Chispa
Chispa is a PySpark test helper library that provides fast and descriptive methods for comparing Spark DataFrames. It's designed to make writing high-quality PySpark unit tests easier by offering clear error messages when assertions fail. The library is currently at version 0.12.0 and is actively maintained with regular releases.
Warnings
- breaking Chispa versions prior to 0.12.0 may not be fully compatible with PySpark 4.x. Version 0.12.0 explicitly adds support for Spark 4.x, so users upgrading their PySpark environment should ensure they are on Chispa 0.12.0 or newer.

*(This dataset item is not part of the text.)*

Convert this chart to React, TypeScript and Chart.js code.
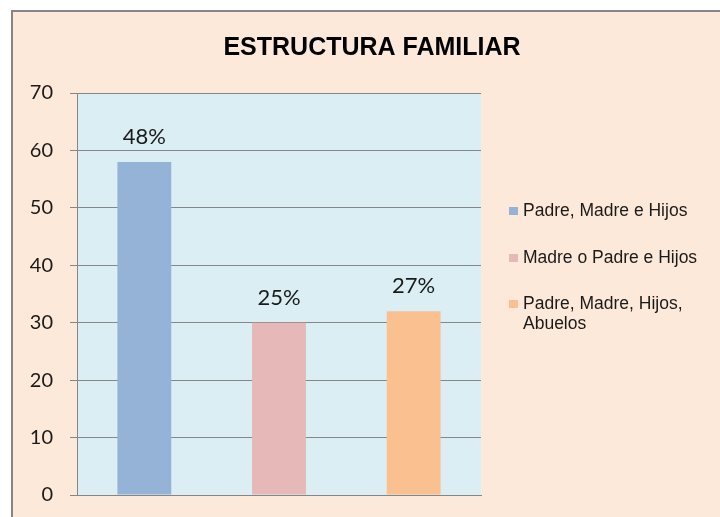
import React, { useEffect, useRef } from 'react';
import { Chart, registerables } from 'chart.js';

Chart.register(...registerables);

const titleText = 'ESTRUCTURA FAMILIAR';
const categories = ['Padre, Madre e Hijos', 'Madre o Padre e Hijos', 'Padre, Madre, Hijos, Abuelos'];
const legendLines = [['Padre, Madre e Hijos'], ['Madre o Padre e Hijos'], ['Padre, Madre, Hijos,', 'Abuelos']];
const values = [58, 30, 32];
const percentLabels = ['48%', '25%', '27%'];
const barColors = ['#95B3D7', '#E6B9B8', '#FAC090'];
const yMin = 0;
const yMax = 70;
const yStep = 10;

const PEACH = '#FDE9D9';
const PLOT_BG = '#DAEEF3';
const GRAY = '#868686';

export default function App() {
  const ref = useRef<HTMLCanvasElement | null>(null);

  useEffect(() => {
    if (!ref.current) return;

    const plotBg = {
      id: 'plotBg',
      beforeDraw(chart: any) {
        const { ctx, chartArea } = chart;
        ctx.save();
        ctx.fillStyle = PLOT_BG;
        ctx.fillRect(chartArea.left, chartArea.top, chartArea.right - chartArea.left, chartArea.bottom - chartArea.top);
        ctx.restore();
      },
    };

    const valueLabels = {
      id: 'valueLabels',
      afterDatasetsDraw(chart: any) {
        const { ctx } = chart;
        const meta = chart.getDatasetMeta(0);
        ctx.save();
        ctx.font = '22px Lato';
        ctx.fillStyle = '#1a1a1a';
        ctx.textAlign = 'center';
        ctx.textBaseline = 'middle';
        meta.data.forEach((el: any, i: number) => {
          ctx.fillText(percentLabels[i], el.x, el.y - 25);
        });
        ctx.restore();
      },
    };

    const titleAndLegend = {
      id: 'titleAndLegend',
      afterDraw(chart: any) {
        const { ctx, chartArea } = chart;
        ctx.save();
        ctx.font = 'bold 25px "Liberation Sans"';
        ctx.fillStyle = '#000000';
        ctx.textAlign = 'center';
        ctx.textBaseline = 'middle';
        ctx.fillText(titleText, 359, chartArea.top - 45);

        const x0 = chartArea.right + 28;
        const offsets = [118, 165, 211];
        ctx.font = '17.5px "Liberation Sans"';
        ctx.textBaseline = 'middle';
        ctx.textAlign = 'left';
        legendLines.forEach((lines, i) => {
          const cy = chartArea.top + offsets[i];
          ctx.fillStyle = barColors[i];
          ctx.fillRect(x0, cy - 4, 9, 8);
          ctx.fillStyle = '#1a1a1a';
          lines.forEach((ln, j) => {
            ctx.fillText(ln, x0 + 14, cy + j * 20);
          });
        });
        ctx.restore();
      },
    };

    const chart = new Chart(ref.current, {
      type: 'bar',
      data: {
        labels: categories,
        datasets: [
          {
            data: values,
            backgroundColor: barColors,
            barPercentage: 0.4,
            categoryPercentage: 1,
          },
        ],
      },
      options: {
        responsive: false,
        animation: false,
        layout: { padding: { left: 0, right: 239, top: 81, bottom: 22 } },
        plugins: {
          legend: { display: false },
          tooltip: { enabled: false },
          title: { display: false },
        },
        scales: {
          x: {
            ticks: { display: false },
            grid: { display: false, drawTicks: false },
            border: { display: true, color: GRAY, width: 1 },
            afterFit(scale: any) {
              scale.height = 0;
            },
          },
          y: {
            min: yMin,
            max: yMax,
            ticks: {
              stepSize: yStep,
              color: '#1a1a1a',
              font: { family: 'Lato', size: 20 },
              padding: 17,
            },
            grid: { color: GRAY, lineWidth: 1, tickLength: 7, drawTicks: true, tickColor: GRAY },
            border: { display: true, color: GRAY, width: 1 },
            afterFit(scale: any) {
              scale.width = 64;
              scale.paddingTop = 0;
              scale.paddingBottom = 0;
            },
          },
        },
      },
      plugins: [plotBg, valueLabels, titleAndLegend],
    } as any);

    return () => chart.destroy();
  }, []);

  return (
    <div style={{ position: 'fixed', left: 0, top: 0, width: 720, height: 517, overflow: 'hidden', background: '#ffffff' }}>
      <div
        style={{
          position: 'absolute',
          left: 11,
          top: 10,
          width: 720,
          height: 520,
          background: PEACH,
          borderLeft: `2px solid ${GRAY}`,
          borderTop: `2px solid ${GRAY}`,
        }}
      >
        <canvas ref={ref} width={707} height={505} style={{ display: 'block' }} />
      </div>
    </div>
  );
}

- deprecated The internal `bcolors` utility module was removed in `v0.11.0`. While primarily an internal refactor, direct imports of `chispa.bcolors` will now fail.
- gotcha By default, `assert_df_equality` performs a strict comparison, expecting identical schemas (including nullability and metadata), column order, and row order. Divergences in any of these aspects will cause an assertion failure unless corresponding `ignore_*` flags (e.g., `ignore_nullable`, `ignore_column_order`, `ignore_row_order`, `ignore_metadata`) are explicitly set to `True`.

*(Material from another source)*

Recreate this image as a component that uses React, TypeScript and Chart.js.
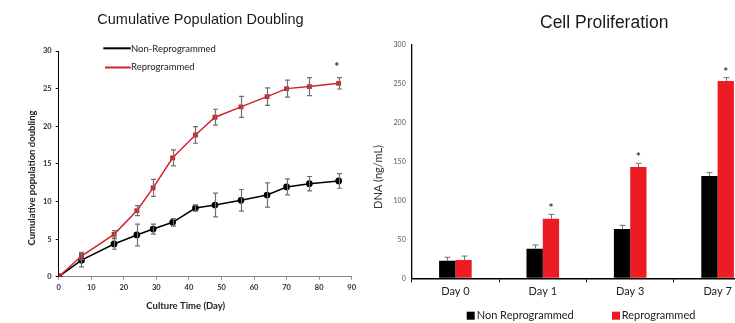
import React, { useEffect, useRef } from 'react';
import { Chart, registerables } from 'chart.js';

Chart.register(...registerables);

// ---------- Left chart data ----------
const leftTitle = 'Cumulative Population Doubling';
const leftXTitle = 'Culture Time (Day)';
const leftYTitle = 'Cumulative population doubling';
const days = [0, 7, 17, 24, 29, 35, 42, 48, 56, 64, 70, 77, 86];
const nonReproDoubling = [0, 2.2, 4.35, 5.55, 6.33, 7.23, 9.13, 9.53, 10.15, 10.86, 11.93, 12.37, 12.73];
const nonReproDoublingErr = [0, 0.9, 0.7, 1.45, 0.66, 0.5, 0.42, 1.57, 1.44, 1.6, 1.06, 0.95, 0.97];
const reproDoubling = [0, 2.75, 5.63, 8.78, 11.8, 15.8, 18.84, 21.2, 22.57, 23.94, 25.0, 25.27, 25.7];
const reproDoublingErr = [0, 0.47, 0.49, 0.66, 1.13, 1.06, 1.1, 1.06, 1.4, 1.17, 1.13, 1.2, 0.75];
const leftSignificantDay = 86;
const leftSignificantValue = 26.45;

// ---------- Right chart data ----------
const rightTitle = 'Cell Proliferation';
const rightYTitle = 'DNA (ng/mL)';
const dayLabels = ['Day 0', 'Day 1', 'Day 3', 'Day 7'];
const nonReproDNA = [22.6, 38, 63.2, 131.2];
const nonReproDNAErr = [4.4, 4.7, 4.7, 4.3];
const reproDNA = [23.5, 76.4, 142.7, 253];
const reproDNAErr = [5, 5.6, 4.7, 4.2];
const dnaSignificant = [false, true, true, true];

const LATO = 'Lato, "Noto Sans", sans-serif';
const ARIAL = '"Liberation Sans", Arial, sans-serif';

const errorBarPlugin = {
  id: 'errBars',
  afterDatasetsDraw(chart: any, _args: any, opts: any) {
    const ctx = chart.ctx;
    const yScale = chart.scales.y;
    chart.data.datasets.forEach((ds: any, di: number) => {
      const errs = ds.errors;
      if (!errs) return;
      const meta = chart.getDatasetMeta(di);
      meta.data.forEach((el: any, i: number) => {
        const e = errs[i];
        if (!e) return;
        const raw = ds.data[i];
        const v = typeof raw === 'number' ? raw : raw.y;
        const x = Math.round(el.x) + 0.5;
        const yTop = yScale.getPixelForValue(v + e);
        const yBot = opts.upOnly ? yScale.getPixelForValue(v) : yScale.getPixelForValue(v - e);
        ctx.save();
        ctx.strokeStyle = opts.color;
        ctx.lineWidth = opts.width;
        ctx.beginPath();
        ctx.moveTo(x, yTop);
        ctx.lineTo(x, yBot);
        ctx.moveTo(x - opts.cap, yTop);
        ctx.lineTo(x + opts.cap, yTop);
        if (!opts.upOnly) {
          ctx.moveTo(x - opts.cap, yBot);
          ctx.lineTo(x + opts.cap, yBot);
        }
        ctx.stroke();
        ctx.restore();
      });
    });
  },
};

const leftTextPlugin = {
  id: 'leftText',
  afterDraw(chart: any) {
    const ctx = chart.ctx;
    ctx.save();
    ctx.fillStyle = '#1a1a1a';
    ctx.font = `14.5px ${ARIAL}`;
    ctx.textAlign = 'left';
    ctx.textBaseline = 'alphabetic';
    ctx.fillText(leftTitle, 97.3, 24);

    // legend
    ctx.lineWidth = 2;
    ctx.strokeStyle = '#000';
    ctx.beginPath();
    ctx.moveTo(103.3, 48.3);
    ctx.lineTo(130.7, 48.3);
    ctx.stroke();
    ctx.strokeStyle = '#d2232a';
    ctx.beginPath();
    ctx.moveTo(105, 67.5);
    ctx.lineTo(130.7, 67.5);
    ctx.stroke();
    ctx.fillStyle = '#222';
    ctx.font = `9.5px ${LATO}`;
    ctx.textBaseline = 'middle';
    ctx.fillText('Non-Reprogrammed', 131, 49);
    ctx.fillText('Reprogrammed', 131, 66.7);

    // axis titles
    ctx.font = `bold 9.5px ${LATO}`;
    ctx.textAlign = 'center';
    ctx.fillText(leftXTitle, 185.8, 306);
    ctx.translate(32, 178);
    ctx.rotate(-Math.PI / 2);
    ctx.fillText(leftYTitle, 0, 0);
    ctx.restore();

    // significance star
    ctx.save();
    const xs = chart.scales.x.getPixelForValue(leftSignificantDay);
    const ys = chart.scales.y.getPixelForValue(leftSignificantValue);
    ctx.fillStyle = '#222';
    ctx.font = `bold 12px ${LATO}`;
    ctx.textAlign = 'center';
    ctx.textBaseline = 'middle';
    ctx.fillText('*', xs - 2, ys - 11);
    ctx.restore();
  },
};

const rightTextPlugin = {
  id: 'rightText',
  afterDraw(chart: any) {
    const ctx = chart.ctx;
    ctx.save();
    ctx.fillStyle = '#1a1a1a';
    ctx.font = `17.5px ${ARIAL}`;
    ctx.textAlign = 'left';
    ctx.textBaseline = 'alphabetic';
    ctx.fillText(rightTitle, 180, 27.7);

    // y title
    ctx.save();
    ctx.fillStyle = '#333';
    ctx.font = `11px ${LATO}`;
    ctx.textAlign = 'center';
    ctx.textBaseline = 'middle';
    ctx.translate(18, 177);
    ctx.rotate(-Math.PI / 2);
    ctx.fillText(rightYTitle, 0, 0);
    ctx.restore();

    // legend
    ctx.fillStyle = '#000';
    ctx.fillRect(106.7, 311.7, 8, 8);
    ctx.fillStyle = '#ed1c24';
    ctx.fillRect(252, 311.7, 8, 8);
    ctx.fillStyle = '#222';
    ctx.font = `11px ${LATO}`;
    ctx.textAlign = 'left';
    ctx.textBaseline = 'middle';
    ctx.fillText('Non Reprogrammed', 116.7, 315.5);
    ctx.fillText('Reprogrammed', 261.7, 315.5);

    // significance stars
    const meta = chart.getDatasetMeta(1);
    const yScale = chart.scales.y;
    ctx.fillStyle = '#333';
    ctx.font = `bold 12px ${LATO}`;
    ctx.textAlign = 'center';
    meta.data.forEach((el: any, i: number) => {
      if (!dnaSignificant[i]) return;
      const top = yScale.getPixelForValue(reproDNA[i] + reproDNAErr[i]);
      ctx.fillText('*', el.x, top - 6);
    });
    ctx.restore();
  },
};

export default function App() {
  const leftRef = useRef<HTMLCanvasElement>(null);
  const rightRef = useRef<HTMLCanvasElement>(null);

  useEffect(() => {
    const tickFontBold = { family: LATO, size: 7.5, weight: 'bold' as const };
    const left = new Chart(leftRef.current!, {
      type: 'line',
      data: {
        datasets: [
          {
            label: 'Reprogrammed',
            data: days.map((d, i) => ({ x: d, y: reproDoubling[i] })),
            errors: reproDoublingErr,
            borderColor: '#d2232a',
            backgroundColor: '#d2232a',
            pointBackgroundColor: '#d2232a',
            pointBorderColor: '#d2232a',
            pointStyle: 'rect',
            pointRadius: 2.4,
            borderWidth: 1.5,
            tension: 0,
          } as any,
          {
            label: 'Non-Reprogrammed',
            data: days.map((d, i) => ({ x: d, y: nonReproDoubling[i] })),
            errors: nonReproDoublingErr,
            borderColor: '#000',
            backgroundColor: '#000',
            pointBackgroundColor: '#000',
            pointBorderColor: '#000',
            pointStyle: 'circle',
            pointRadius: 2.6,
            borderWidth: 1.5,
            tension: 0,
          } as any,
        ],
      },
      options: {
        responsive: false,
        animation: false,
        devicePixelRatio: 1,
        layout: { padding: { top: 51, left: 0, right: 18.3, bottom: 0 } },
        plugins: {
          legend: { display: false },
          title: { display: false },
          tooltip: { enabled: false },
          errBars: { color: '#707070', width: 1.2, cap: 2.5, upOnly: false },
        } as any,
        scales: {
          x: {
            type: 'linear',
            min: 0,
            max: 90,
            ticks: { stepSize: 10, font: tickFontBold, color: '#333', padding: 3, maxRotation: 0 },
            grid: { drawOnChartArea: false, tickLength: 3, color: '#888' },
            border: { color: '#888', width: 1 },
            afterFit: (s: any) => { s.height = 46.3; },
          },
          y: {
            min: 0,
            max: 30,
            ticks: { stepSize: 5, font: tickFontBold, color: '#333', padding: 4 },
            grid: { drawOnChartArea: false, tickLength: 3, color: '#000' },
            border: { color: '#000', width: 1 },
            afterFit: (s: any) => { s.width = 58.7; },
          },
        },
      },
      plugins: [errorBarPlugin, leftTextPlugin],
    } as any);

    const right = new Chart(rightRef.current!, {
      type: 'bar',
      data: {
        labels: dayLabels,
        datasets: [
          {
            label: 'Non Reprogrammed',
            data: nonReproDNA,
            errors: nonReproDNAErr,
            backgroundColor: '#000',
            borderWidth: 0,
            categoryPercentage: 0.373,
            barPercentage: 1,
          } as any,
          {
            label: 'Reprogrammed',
            data: reproDNA,
            errors: reproDNAErr,
            backgroundColor: '#ed1c24',
            borderWidth: 0,
            categoryPercentage: 0.373,
            barPercentage: 1,
          } as any,
        ],
      },
      options: {
        responsive: false,
        animation: false,
        devicePixelRatio: 1,
        layout: { padding: { top: 44.3, left: 0, right: 18.7, bottom: 0 } },
        plugins: {
          legend: { display: false },
          title: { display: false },
          tooltip: { enabled: false },
          errBars: { color: '#707070', width: 1, cap: 3, upOnly: true },
        } as any,
        scales: {
          x: {
            ticks: { font: { family: LATO, size: 11 }, color: '#222', padding: 3, maxRotation: 0 },
            grid: { offset: true, drawOnChartArea: false, tickLength: 4, color: '#000' },
            border: { color: '#000', width: 1.5 },
            afterFit: (s: any) => { s.height = 44.7; },
          },
          y: {
            min: 0,
            max: 300,
            ticks: { stepSize: 50, font: { family: LATO, size: 7 }, color: '#555', padding: 6 },
            grid: { drawOnChartArea: false, drawTicks: false, color: '#000' },
            border: { color: '#000', width: 1.3 },
            afterFit: (s: any) => { s.width = 51.7; },
          },
        },
      },
      plugins: [errorBarPlugin, rightTextPlugin],
    } as any);

    return () => {
      left.destroy();
      right.destroy();
    };
  }, []);

  return (
    <div
      style={{
        position: 'fixed',
        left: 0,
        top: 0,
        width: 735,
        height: 323,
        overflow: 'hidden',
        background: '#fff',
      }}
    >
      <canvas
        ref={leftRef}
        width={370}
        height={323}
        style={{ position: 'absolute', left: 0, top: 0, width: 370, height: 323 }}
      />
      <canvas
        ref={rightRef}
        width={420}
        height={323}
        style={{ position: 'absolute', left: 360, top: 0, width: 420, height: 323 }}
      />
    </div>
  );
}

- gotcha Prior to `v0.11.1`, a bug existed in `assert_df_equality` where using both `ignore_columns` and `ignore_row_order` simultaneously could lead to incorrect DataFrame comparisons due to faulty row ordering logic. This was resolved in `v0.11.1`.
Install
-
pip install chispa
Imports
- assert_df_equality
from chispa.dataframe_comparer import assert_df_equality
- assert_column_equality
from chispa.column_comparer import assert_column_equality
- assert_approx_df_equality
from chispa.dataframe_comparer import assert_approx_df_equality
Quickstart
import os
from pyspark.sql import SparkSession
from chispa.dataframe_comparer import assert_df_equality
# Initialize SparkSession (for local testing, typically done in a pytest fixture)
spark = SparkSession.builder.appName("ChispaQuickstart").getOrCreate()
# Create an 'actual' DataFrame
data_actual = [
("john", 1),
("jane", 2),
("doe", 3)
]
df_actual = spark.createDataFrame(data_actual, ["name", "id"])
# Create an 'expected' DataFrame (identical for a passing test)
data_expected = [
("john", 1),
("jane", 2),
("doe", 3)
]
df_expected = spark.createDataFrame(data_expected, ["name", "id"])
# Assert equality - this test should pass
try:
assert_df_equality(df_actual, df_expected)
print("Assertion Passed: df_actual and df_expected are equal.")
except Exception as e:
print(f"Assertion Failed: {e}")
# Create a different 'expected' DataFrame to demonstrate a failing test
data_expected_fail = [
("john", 1),
("jane", 99), # Intentional difference
("doe", 3)
]
df_expected_fail = spark.createDataFrame(data_expected_fail, ["name", "id"])
# Assert equality - this test should fail, showing descriptive error
try:
assert_df_equality(df_actual, df_expected_fail)
print("Assertion Passed (unexpectedly): df_actual and df_expected_fail are equal.")
except Exception as e:
print(f"Assertion Failed (as expected): {e}")
# Stop SparkSession
spark.stop()